When devising a strategy for business IT security, it’s been conventional to focus investment and effort on keeping intruders out of core applications and data stores. Constructing a secure perimeter and then limiting access to approved parties is regarded as the textbook approach.
Unfortunately, however, this strategy offers little protection if an intrusion has already occurred. If threat actors have compromised security barriers and gained access to critical systems, the best Next Gen firewall in the world will be of no help.
More than capturing log files
Some organisations are confident they’ll be able to spot unauthorised activity within their IT systems through analysis of log files. Often having invested significant amounts in tools needed to collect, store and inspect these files, they believe threat actors will leave a trail of digital breadcrumbs that can later be followed and acted upon.
Depending on how they have been configured, logs gather different types of information. This can include dates and times of certain events, user activity and the IP addresses of devices connecting to the network.
However, if a threat actor carries out an action that has not been pre-defined as something to be logged, it will simply go unnoticed. The IT team won’t know what it doesn’t know, and the intrusion may not be noticed for an extended period – if at all.
Once they have gained access to an organisation’s IT infrastructure, threat actors often make use of a technique dubbed ‘living off the land’. This involves making use of tools that are native to the Microsoft Windows environment and are regularly used by legitimate system administrators.
These tools allow threat actors to move laterally between systems and even create new accounts that appear to be those of legitimate users. Once entrenchment has occurred, spotting their activities becomes even more difficult.
Thorough preparation is the key
To deal with unauthorised intrusions - both before and after they occur – an organisation’s IT team must take a series of important steps. These include:
- Have a plan: As part of an overall security strategy, a first step is to create an incident response ‘play book’. If a data breach or intrusion is identified, this document will guide staff through the pre-determined steps that should be followed. This will ensure any response is thorough and effective whilst ensuring IT staff are aware of their responsibilities during an incident
- Enhance endpoint logging: Logging tools are usually focused on an organisation’s servers and databases, however endpoints are becoming the attack vector of choice for many threat actors. For this reason, existing logging tools should be fine-tuned to ensure they are also logging activity observed on any devices connecting to the corporate network.
- Increase user awareness: Even in 2018, employees are still falling for emails that appear authentic but are actually coming from a malicious threat actor. They might contain malicious code or a link to a fake website that harvests personal details. Regular education sessions should be held to ensure all staff are aware of the risks being faced.
- Limit access: It is good security protocol to follow a strategy of ‘least privilege’, ensuring staff only have access to the systems they require for their particular role. For example, someone moving from finance to sales should have their access to finance systems revoked. This means that, if their account is compromised, the systems to which the threat actor will have access is limited.
- Reduce admin accounts: Administrator accounts provide the widest level of access to an IT infrastructure. For this reason, it makes sense to reduce the number of these accounts within any organisation.

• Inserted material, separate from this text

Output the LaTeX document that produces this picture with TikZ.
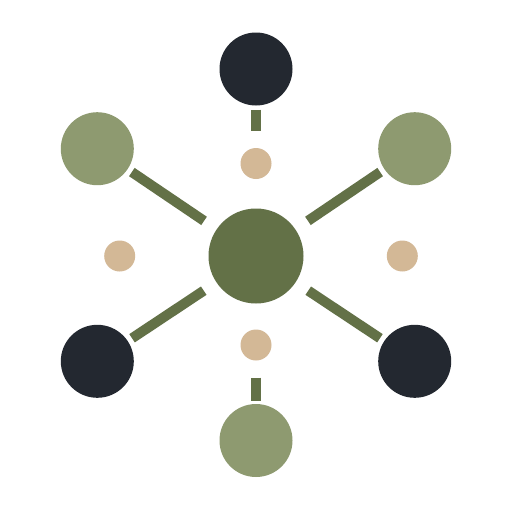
\documentclass[tikz,border=0pt]{standalone}
\definecolor{darknode}{HTML}{232830}
\definecolor{sage}{HTML}{8E9A70}
\definecolor{olive}{HTML}{637147}
\definecolor{tan}{HTML}{D3B896}
\tikzset{
  big/.style={circle,inner sep=0pt,minimum size=73pt,fill=#1},
  hub/.style={circle,inner sep=0pt,minimum size=95pt,fill=olive},
  dot/.style={circle,inner sep=0pt,minimum size=31pt,fill=tan},
  bar/.style={draw=olive,line width=10pt,line cap=butt},
}
\begin{document}
\begin{tikzpicture}[x=1pt,y=-1pt]
\useasboundingbox[fill=white] (0,0) rectangle (512,512);
\node[hub] (c) at (256,256) {};
\node[big=darknode] (t) at (256,69) {};
\node[big=sage] (tl) at (97.3,148.7) {};
\node[big=sage] (tr) at (414.7,148.7) {};
\node[big=darknode] (bl) at (97.3,361.3) {};
\node[big=darknode] (br) at (414.7,361.3) {};
\node[big=sage] (b) at (256,440.5) {};
\node[dot] (dt) at (256,163.5) {};
\node[dot] (db) at (256,345) {};
\node[dot] (dl) at (119.7,256) {};
\node[dot] (dr) at (402.3,256) {};
\draw[bar,shorten <=4pt,shorten >=17pt] (t) -- (dt);
\draw[bar,shorten <=17pt,shorten >=3pt] (db) -- (b);
\draw[bar,shorten <=5pt,shorten >=15pt] (tl) -- (c);
\draw[bar,shorten <=5pt,shorten >=15pt] (tr) -- (c);
\draw[bar,shorten <=5pt,shorten >=15pt] (bl) -- (c);
\draw[bar,shorten <=5pt,shorten >=15pt] (br) -- (c);
\end{tikzpicture}
\end{document}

- Regular patching of systems: It may seem an obvious step, but a large number of organisations have systems that have not been patched with the most recent software updates available. Having a regular patching process is therefore vital and reduces the attack surface greatly.
- Don’t panic! Finally, if an intrusion is detected, don’t immediately disconnect systems and attempt to remove any associated malware. A better approach is to work with a security specialist who can observe what activity is taking place and advise on the best course of remediation.
IT security is an increasingly important area and paying attention to factors beyond the perimeter is vital. By taking the time to prepare and put in place a series of measured steps, an organisation can be confident it will be able to deal with incidents if or when they happen.